35 araştırmadan faydalanılarak yapılan bir meta-analiz sonucunda şema terapinin depresyon gibi depresif bozuklukların tedavisinde de etkili bir yöntem olduğu kanıtlanmıştır. Ayrıca kolektivist ülkelerde şema terapi yaklaşımının bireyci ülkelere kıyasla depresif bozukluklar üzerinde daha etkili olduğu sonucuna ulaşılmıştır. Bunun sebebinin kolektivist ülkelerde otoriter ebeveynlik tarzının daha çok benimsenmesi ve dolayısıyla kişilerde daha çok psikolojik belirtinin ve uyumsuz şemanın oluşması olabileceği düşünülmektedir [9].

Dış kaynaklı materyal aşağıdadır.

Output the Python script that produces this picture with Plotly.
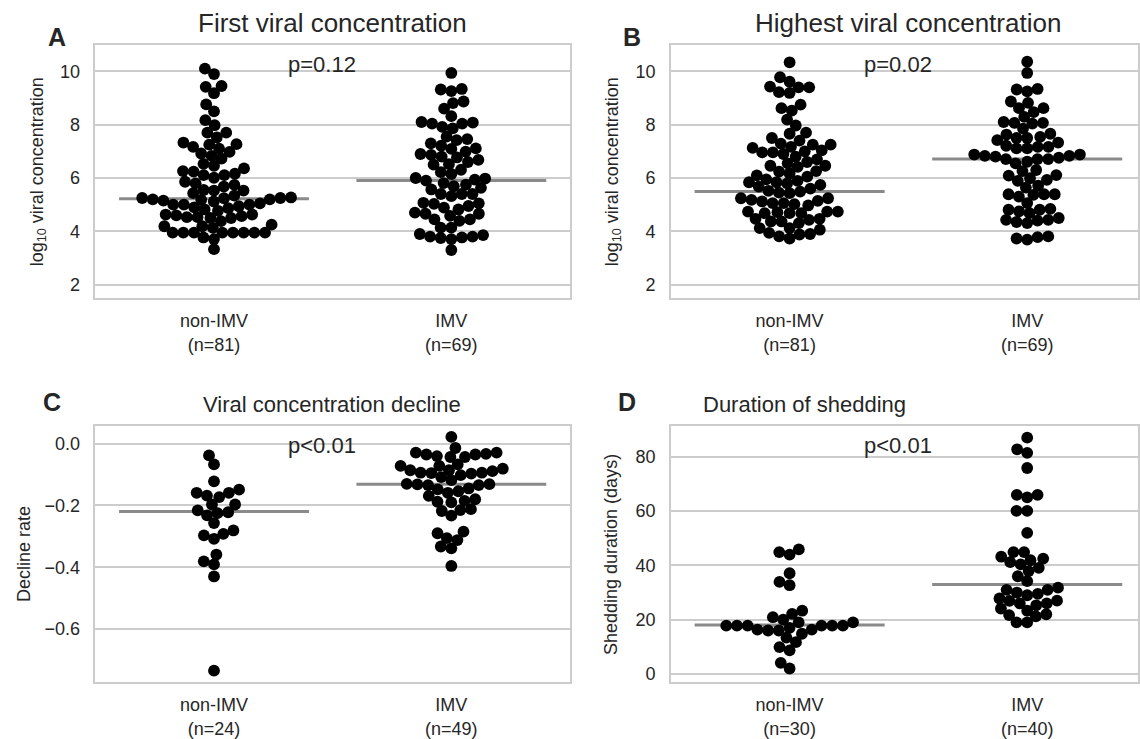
import numpy as np
import plotly.graph_objects as go

# ---------------- data ----------------
categories = ["non-IMV", "IMV"]

counts_top = ["(n=81)", "(n=69)"]
counts_c = ["(n=24)", "(n=49)"]
counts_d = ["(n=30)", "(n=40)"]

a_nonimv = [10.1, 9.9, 9.45, 9.42, 9.18, 8.76, 8.5, 8.17, 7.98, 7.7, 7.7, 7.52,
            7.33, 7.17, 7.1, 7.27, 7.25, 6.98, 6.92, 6.83, 6.73, 6.53, 6.46, 6.36,
            6.16, 6.11, 6.01, 6.11, 6.24, 6.26, 5.8, 5.74, 5.86, 5.68, 5.53, 5.53,
            5.43, 5.34, 5.2, 5.18, 5.15, 5.25, 5.25, 5.2, 5.27, 5.12, 5.24, 4.87,
            4.77, 4.94, 4.9, 5.0, 5.0, 5.0, 4.82, 4.53, 4.5, 4.38, 4.53, 4.63, 4.57,
            4.63, 4.5, 4.6, 4.19, 4.25, 4.13, 4.19, 3.95, 3.95, 3.95, 3.95, 3.95,
            3.95, 3.95, 3.95, 5.05, 5.55, 3.33, 3.77, 3.71]
a_imv = [9.94, 9.32, 9.26, 9.34, 8.81, 8.87, 8.6, 8.32, 8.08, 7.92, 7.86, 8.04,
         8.04, 8.1, 7.42, 7.46, 7.55, 7.3, 7.21, 6.87, 6.99, 7.11, 7.09, 6.77,
         6.9, 6.68, 6.8, 6.52, 6.5, 6.31, 6.22, 6.15, 5.98, 5.94, 5.81, 6.0, 5.9,
         5.75, 5.63, 5.69, 5.4, 5.32, 5.4, 5.4, 5.57, 5.05, 4.89, 4.82, 4.95,
         5.03, 5.07, 4.66, 4.58, 4.39, 4.45, 4.45, 4.66, 4.7, 4.14, 4.14, 3.9,
         3.8, 3.75, 3.71, 3.77, 3.8, 3.86, 3.3, 6.6]
b_nonimv = [10.34, 9.78, 9.61, 9.4, 9.4, 9.43, 9.22, 9.19, 8.75, 8.62, 8.53, 8.19,
            7.97, 7.66, 7.5, 7.7, 7.25, 7.04, 7.25, 7.13, 7.29, 7.17, 6.96, 6.96,
            6.8, 6.55, 6.42, 6.46, 6.46, 6.26, 6.24, 6.17, 6.05, 5.89, 5.84, 5.74,
            5.8, 5.84, 5.68, 5.52, 5.43, 5.49, 5.02, 5.24, 4.97, 5.18, 5.14, 5.06,
            5.24, 5.12, 5.06, 4.68, 4.74, 4.68, 4.74, 4.68, 4.72, 4.74, 4.47, 4.31,
            4.43, 4.37, 4.47, 4.37, 3.9, 4.12, 4.06, 4.12, 3.94, 3.81, 3.73, 3.88,
            5.45, 6.9, 6.1, 5.6, 6.7, 6.6, 7.0, 5.95, 7.4]
b_imv = [10.36, 9.94, 9.32, 9.25, 9.34, 8.82, 8.62, 8.62, 8.87, 8.47, 8.29, 8.1,
         8.04, 8.07, 8.07, 7.85, 7.66, 7.54, 7.42, 7.5, 7.5, 7.63, 7.33, 7.17,
         7.11, 7.21, 7.11, 7.17, 6.88, 6.83, 6.88, 6.83, 6.76, 6.71, 6.71, 6.61,
         6.55, 6.71, 6.8, 6.3, 6.26, 6.09, 5.99, 6.11, 5.93, 5.89, 5.71, 5.64,
         5.39, 5.39, 5.3, 5.37, 5.39, 5.06, 4.81, 4.81, 4.68, 4.75, 4.84, 4.5,
         4.43, 4.35, 4.31, 4.4, 4.43, 3.81, 3.73, 3.69, 3.78]
c_nonimv = [-0.038, -0.067, -0.122, -0.159, -0.173, -0.168, -0.159, -0.149,
            -0.197, -0.197, -0.216, -0.232, -0.225, -0.222, -0.257, -0.297,
            -0.308, -0.292, -0.281, -0.359, -0.381, -0.391, -0.43, -0.735]
c_imv = [0.022, -0.014, -0.029, -0.033, -0.035, -0.043, -0.043, -0.04, -0.035,
         -0.029, -0.081, -0.089, -0.094, -0.095, -0.072, -0.086, -0.072, -0.067,
         -0.094, -0.086, -0.102, -0.118, -0.108, -0.097, -0.131, -0.132, -0.134,
         -0.134, -0.13, -0.148, -0.159, -0.154, -0.145, -0.169, -0.188, -0.19,
         -0.185, -0.18, -0.218, -0.233, -0.215, -0.212, -0.29, -0.306, -0.312,
         -0.285, -0.333, -0.339, -0.396]
d_nonimv = [44.9, 44.0, 45.9, 37.1, 33.9, 32.7, 23.3, 22.1, 20.9, 20.0, 19.0, 19.0,
            17.8, 17.8, 17.0, 16.0, 16.3, 16.3, 14.8, 16.0, 17.8, 17.8, 17.8, 17.8,
            13.4, 11.7, 9.9, 8.7, 4.1, 2.0]
d_imv = [87.1, 82.8, 81.5, 75.9, 66.0, 65.1, 66.0, 60.1, 60.1, 52.0, 44.9, 44.9,
         43.2, 41.2, 40.4, 41.9, 39.1, 36.0, 37.9, 31.8, 31.0, 31.0, 34.2, 30.0,
         26.0, 26.0, 27.8, 26.9, 25.3, 21.2, 19.0, 19.0, 24.1, 23.3, 21.7, 42.5,
         29.5, 29.0, 27.0, 22.0]

medians_a = [5.22, 5.91]
medians_b = [5.49, 6.71]
medians_c = [-0.22, -0.131]
medians_d = [18.0, 33.0]

titles = ["First viral concentration", "Highest viral concentration",
          "Viral concentration decline", "Duration of shedding"]
letters = ["A", "B", "C", "D"]
p_texts = ["p=0.12", "p=0.02", "p<0.01", "p<0.01"]
ylabels = ["log<sub>10</sub> viral concentration", "log<sub>10</sub> viral concentration",
           "Decline rate", "Shedding duration (days)"]

ticks_ab = [2, 4, 6, 8, 10]
ticks_c = [0.0, -0.2, -0.4, -0.6]
ticks_c_text = ["0.0", "\u22120.2", "\u22120.4", "\u22120.6"]
ticks_d = [0, 20, 40, 60, 80]

# ---------------- layout geometry (pixels) ----------------
W, H = 1140, 739
TEXT = "#262626"
GRID = "#cccccc"
FONT = "Liberation Sans, Arial, sans-serif"

panels = [
    dict(x0=95.5, x1=571, y0=45, y1=300, yr=[1.5, 11.0], xr=[-0.5, 1.5]),
    dict(x0=672, x1=1140, y0=45, y1=300, yr=[1.5, 11.0], xr=[-0.5, -0.5 + 468 / 238]),
    dict(x0=95.5, x1=571, y0=429, y1=686.7, yr=[-0.772, 0.057], xr=[-0.5, 1.5]),
    dict(x0=672, x1=1140, y0=429, y1=686.7, yr=[-3.0, 91.35], xr=[-0.5, -0.5 + 468 / 238]),
]
groups = [(a_nonimv, a_imv), (b_nonimv, b_imv), (c_nonimv, c_imv), (d_nonimv, d_imv)]
medians = [medians_a, medians_b, medians_c, medians_d]
counts = [counts_top, counts_top, counts_c, counts_d]
title_cx = [333, 910, 333, 806]
title_size = [26, 26, 22, 22]

DOT = 11.8      # marker diameter (px)
RAD = 5.1       # swarm radius (px)


def swarm_offsets(values, ppu):
    """Seaborn-like beeswarm offsets (px) for values, given pixels per unit."""
    vals = np.asarray(values, dtype=float)
    order = np.argsort(vals, kind="mergesort")
    ys = vals[order] * ppu
    swarm = [(0.0, ys[0])]
    for y in ys[1:]:
        neighbors = []
        for xj, yj in reversed(swarm):
            if (y - yj) < 2 * RAD:
                neighbors.append((xj, yj))
            else:
                break
        cands = [0.0]
        left_first = True
        for xj, yj in neighbors:
            dy = y - yj
            dx = np.sqrt(max((2 * RAD) ** 2 - dy ** 2, 0)) * 1.05
            pair = [xj - dx, xj + dx] if left_first else [xj + dx, xj - dx]
            cands.extend(pair)
            left_first = not left_first
        cands = np.array(cands)
        cands = cands[np.argsort(np.abs(cands), kind="mergesort")]
        chosen = cands[0]
        for c in cands:
            if all((c - xj) ** 2 + (y - yj) ** 2 >= (2 * RAD) ** 2 for xj, yj in neighbors):
                chosen = c
                break
        swarm.append((chosen, y))
    out = np.empty(len(vals))
    out[order] = [s[0] for s in swarm]
    return out


fig = go.Figure()
annotations = []

for k, p in enumerate(panels):
    ax = "" if k == 0 else str(k + 1)
    xa, ya = "x" + ax, "y" + ax
    ppu_y = (p["y1"] - p["y0"]) / (p["yr"][1] - p["yr"][0])
    ppu_x = (p["x1"] - p["x0"]) / (p["xr"][1] - p["xr"][0])

    # median lines (behind the dots)
    for ci, m in enumerate(medians[k]):
        fig.add_trace(go.Scatter(x=[ci - 0.4, ci + 0.4], y=[m, m], mode="lines",
                                 line=dict(color="#8a8a8a", width=3),
                                 xaxis=xa, yaxis=ya, showlegend=False, hoverinfo="skip"))
    for ci, vals in enumerate(groups[k]):
        offs = swarm_offsets(vals, ppu_y) / ppu_x
        fig.add_trace(go.Scatter(x=ci + offs, y=vals, mode="markers",
                                 marker=dict(color="black", size=DOT, line=dict(width=0)),
                                 xaxis=xa, yaxis=ya, showlegend=False))

    xdom = [p["x0"] / W, p["x1"] / W]
    ydom = [1 - p["y1"] / H, 1 - p["y0"] / H]
    if k in (0, 1):
        yt, ytt = ticks_ab, [str(t) for t in ticks_ab]
    elif k == 2:
        yt, ytt = ticks_c, ticks_c_text
    else:
        yt, ytt = ticks_d, [str(t) for t in ticks_d]

    fig.layout["xaxis" + ax] = dict(
        domain=xdom, range=p["xr"], anchor=ya, tickvals=[0, 1],
        ticktext=[f"{c}<br>{n}" for c, n in zip(categories, counts[k])],
        showgrid=False, zeroline=False, showline=True, mirror=True,
        linecolor=GRID, linewidth=1.5, ticks="", ticklabelstandoff=6,
        tickfont=dict(size=18, color=TEXT, family=FONT))
    fig.layout["yaxis" + ax] = dict(
        domain=ydom, range=p["yr"], anchor=xa, tickvals=yt, ticktext=ytt,
        showgrid=True, gridcolor=GRID, gridwidth=1.5, zeroline=False,
        showline=True, mirror=True, linecolor=GRID, linewidth=1.5, ticks="",
        ticklabelstandoff=10,
        tickfont=dict(size=18, color=TEXT, family=FONT))

    dx = p["x0"] - 95.5
    # title
    annotations.append(dict(text=titles[k], x=title_cx[k] / W,
                            y=1 - (p["y0"] - 22) / H, xref="paper", yref="paper",
                            xanchor="center", yanchor="middle", showarrow=False,
                            font=dict(size=title_size[k], color=TEXT, family=FONT)))
    # panel letter
    ly = 37 if k < 2 else 405
    lx = 57 if k in (0, 1) else 52
    annotations.append(dict(text="<b>" + letters[k] + "</b>", x=(lx + dx) / W,
                            y=1 - ly / H, xref="paper", yref="paper",
                            xanchor="center", yanchor="middle", showarrow=False,
                            font=dict(size=25, color=TEXT, family=FONT)))
    # p value
    annotations.append(dict(text=p_texts[k], x=(323 + dx) / W,
                            y=1 - (p["y0"] + 20) / H, xref="paper", yref="paper",
                            xanchor="center", yanchor="middle", showarrow=False,
                            font=dict(size=22, color=TEXT, family=FONT)))
    # y label
    ylx = {0: 38, 1: 614, 2: 24, 3: 612}[k]
    annotations.append(dict(text=ylabels[k], x=ylx / W,
                            y=1 - ((p["y0"] + p["y1"]) / 2) / H, xref="paper", yref="paper",
                            xanchor="center", yanchor="middle", textangle=-90,
                            showarrow=False, font=dict(size=18, color=TEXT, family=FONT)))

fig.update_layout(width=W, height=H, margin=dict(l=0, r=0, t=0, b=0),
                  paper_bgcolor="white", plot_bgcolor="white",
                  annotations=annotations, showlegend=False,
                  font=dict(family=FONT, color=TEXT))

fig.write_html("out.html", config={"displayModeBar": False},
               post_script="document.body.style.margin='0';")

Bir yeme bozukluğu olan anoreksiya nervoza tanısı alan ergenlerle yapılan klinik görüşmeler sonucunda şema terapinin bir kez daha etkili bir yöntem olduğu doğrulanmıştır. Ayrıca ergenlerle yapılmış olan çalışma, şema terapinin ergenler için de etkili olduğunu göstermektedir [10].
Cinsel saldırıya maruz kalan kadınlarla yapılan bir araştırmada ise şema terapinin klinik anlamda etkili olduğu sonucuna ulaşılmıştır. Cinsel saldırı gibi bir travmaya maruz kalmak kişide travma sonrası stres bozukluğu görülmesine sebep olur. Bu çalışma ile travma sonrası stres bozukluğunun de şema terapi ile etkisinin azaltılabileceği sonucuna ulaşılabilir [11].
Şema terapinin işlevselliğini vurgulayan bu çalışmalar için belirtilmesi gereken önemli eksiklikler vardır. Klinik alanda yapılan çalışmalarda genellikle örneklem sayısı oldukça düşüktür. Ayrıca tedavi sonrasında rahatsızlığın tekrar nüksedip etmediği ile ilgili bilgi eksiklikleri mevcuttur. Ancak bilinmelidir ki bu eksiklikler şema terapiye özel değildir, birçok terapi yönteminin işlevselliği ölçülürken de aynı sorunlarla karşılaşılmaktadır.